Friday, February 03, 2006

How Not To Invoke Evolution In Bioethics Debates

"The theory of evolution predicts that … humans and other animals have a strong biological incentive to clone themselves. That way they get all of their genes down to the next generation, not just half. In fact, one biological theory says that the effective limit on natural cloning, which does exist among some species, is the increased vulnerability of offspring to disease. This risk might not be great after one or two generations, the relevant time frame for an individual human’s decision to clone."


So writes Professor Grady of UCLA's School of Law in his employer's brief summary of faculty opinions on embryonic stem cell research.

This is a wrong-headed invocation of evolution. First, genetic dispersion is not a real incentive for any organism. Sexual pleasure and the pleasure of childrearing are, at least in mammals. Furthermore, human beings whose biological makeup is conditioned by millions of years of heterosexual reproduction aren't exactly going to enthusiastically embrace asexual reproduction when the old way is far more habitual, not to mention non-artificial.

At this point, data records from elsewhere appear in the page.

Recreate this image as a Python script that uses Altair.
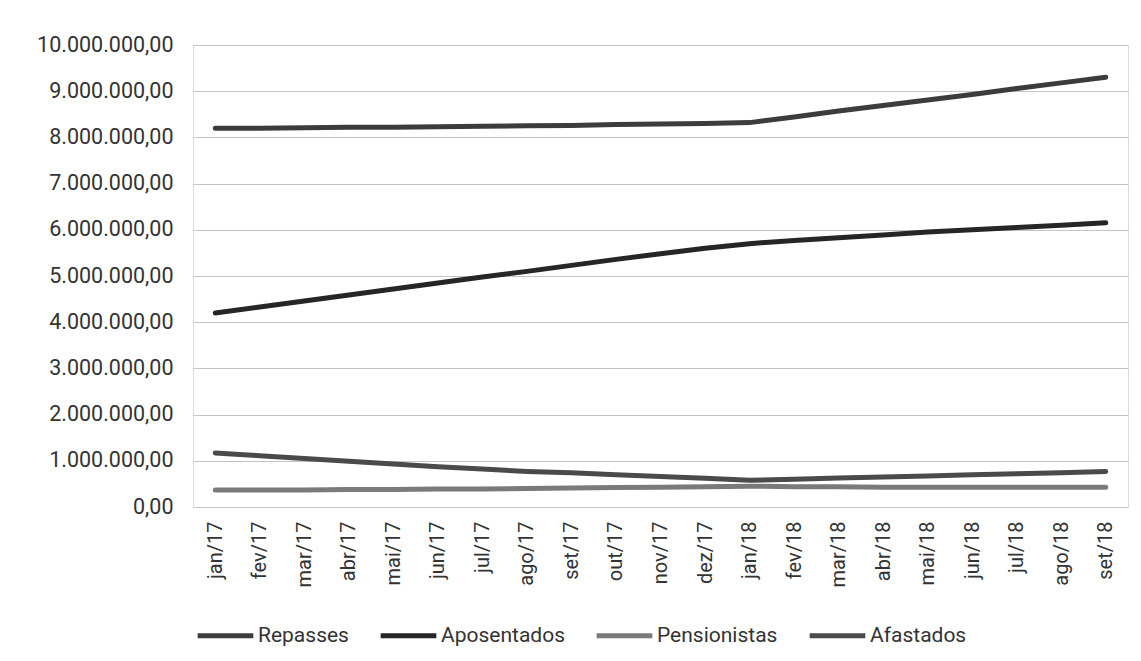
import altair as alt
import pandas as pd

months = ["jan/17", "fev/17", "mar/17", "abr/17", "mai/17", "jun/17", "jul/17",
          "ago/17", "set/17", "out/17", "nov/17", "dez/17", "jan/18", "fev/18",
          "mar/18", "abr/18", "mai/18", "jun/18", "jul/18", "ago/18", "set/18"]

repasses = [8200000, 8200000, 8210000, 8220000, 8220000, 8230000, 8240000,
            8250000, 8260000, 8280000, 8290000, 8300000, 8320000, 8440000,
            8570000, 8690000, 8810000, 8930000, 9060000, 9180000, 9300000]

aposentados = [4200000, 4330000, 4460000, 4590000, 4720000, 4850000, 4980000,
               5100000, 5230000, 5360000, 5480000, 5600000, 5700000, 5770000,
               5830000, 5890000, 5950000, 6000000, 6050000, 6100000, 6150000]

pensionistas = [370000, 370000, 370000, 380000, 380000, 390000, 390000,
                400000, 410000, 420000, 430000, 440000, 450000, 440000,
                440000, 430000, 430000, 430000, 430000, 430000, 430000]

afastados = [1170000, 1110000, 1050000, 990000, 930000, 870000, 820000,
             770000, 740000, 700000, 660000, 620000, 580000, 600000,
             630000, 650000, 670000, 700000, 720000, 740000, 770000]

series_names = ["Repasses", "Aposentados", "Pensionistas", "Afastados"]
series_colors = ["#3c3c3c", "#262626", "#7a7a7a", "#4a4a4a"]
y_ticks = [0, 1000000, 2000000, 3000000, 4000000, 5000000, 6000000,
           7000000, 8000000, 9000000, 10000000]

rows = []
for name, vals in zip(series_names, [repasses, aposentados, pensionistas, afastados]):
    for m, v in zip(months, vals):
        rows.append({"mes": m, "valor": v, "serie": name})
df = pd.DataFrame(rows)

FONT = "Roboto"
TXT = "#333333"

chart = alt.Chart(df).mark_line(strokeWidth=5, strokeCap="round").encode(
    x=alt.X("mes:N", sort=months,
            scale=alt.Scale(type="point", padding=0.5),
            axis=alt.Axis(title=None, labelAngle=-90, labelFont=FONT,
                          labelFontSize=20, labelColor=TXT, ticks=False,
                          labelPadding=14, domain=False, grid=False)),
    y=alt.Y("valor:Q",
            scale=alt.Scale(domain=[0, 10000000], nice=False),
            axis=alt.Axis(title=None, values=y_ticks, labelFont=FONT,
                          labelFontSize=21.5, labelColor=TXT, ticks=False,
                          domain=False, labelPadding=20, gridColor="#c4c4c4",
                          gridWidth=1.2,
                          labelExpr="datum.value == 0 ? '0,00' : format(datum.value / 1000000, 'd') + '.000.000,00'")),
    color=alt.Color("serie:N",
                    scale=alt.Scale(domain=series_names, range=series_colors),
                    legend=alt.Legend(title=None, orient="none", direction="horizontal",
                                      legendX=2, legendY=560,
                                      symbolType="stroke", symbolStrokeWidth=5,
                                      symbolSize=3100, labelFont=FONT,
                                      labelFontSize=21, labelColor=TXT,
                                      labelOffset=2, columnPadding=21)),
    order=alt.Order("serie:N")
).properties(
    width=935,
    height=462,
    autosize=alt.AutoSizeParams(type="none"),
    padding={"left": 185, "top": 37, "right": 5, "bottom": 140},
).configure_view(
    stroke=None
).configure(
    background="white"
)

chart.save("out.html", embed_options={"renderer": "svg", "actions": False})
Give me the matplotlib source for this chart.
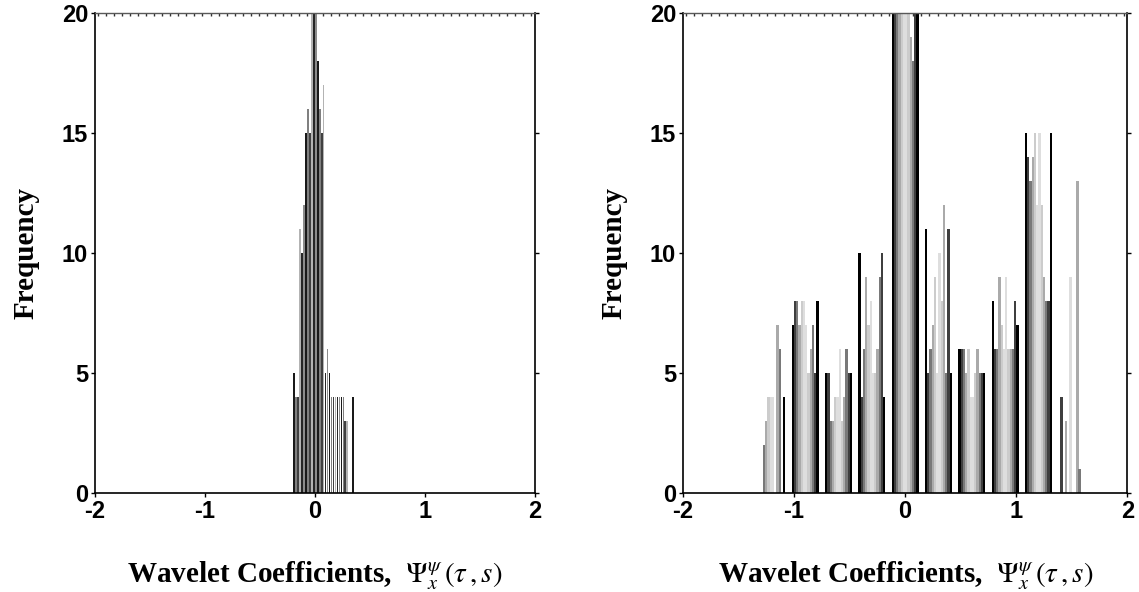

Finally, it seems the professor is invoking nature ambiguously. First he treats it as a descriptive account of genetic drives, then he turns around and treats ths (badly-reasoned) descriptive account as something having moral authority to be respected in law and funding policy. This is one of the better examples showing where Hume's "naturalistic fallacy" is not always false.

Professor Grady's statements appear to have been excerpted from somewhere else, but I'm still not terribly optimistic a larger context would benefit his line of thought.


via Professor Bainbridge, who also has a statement on ESCR in the article.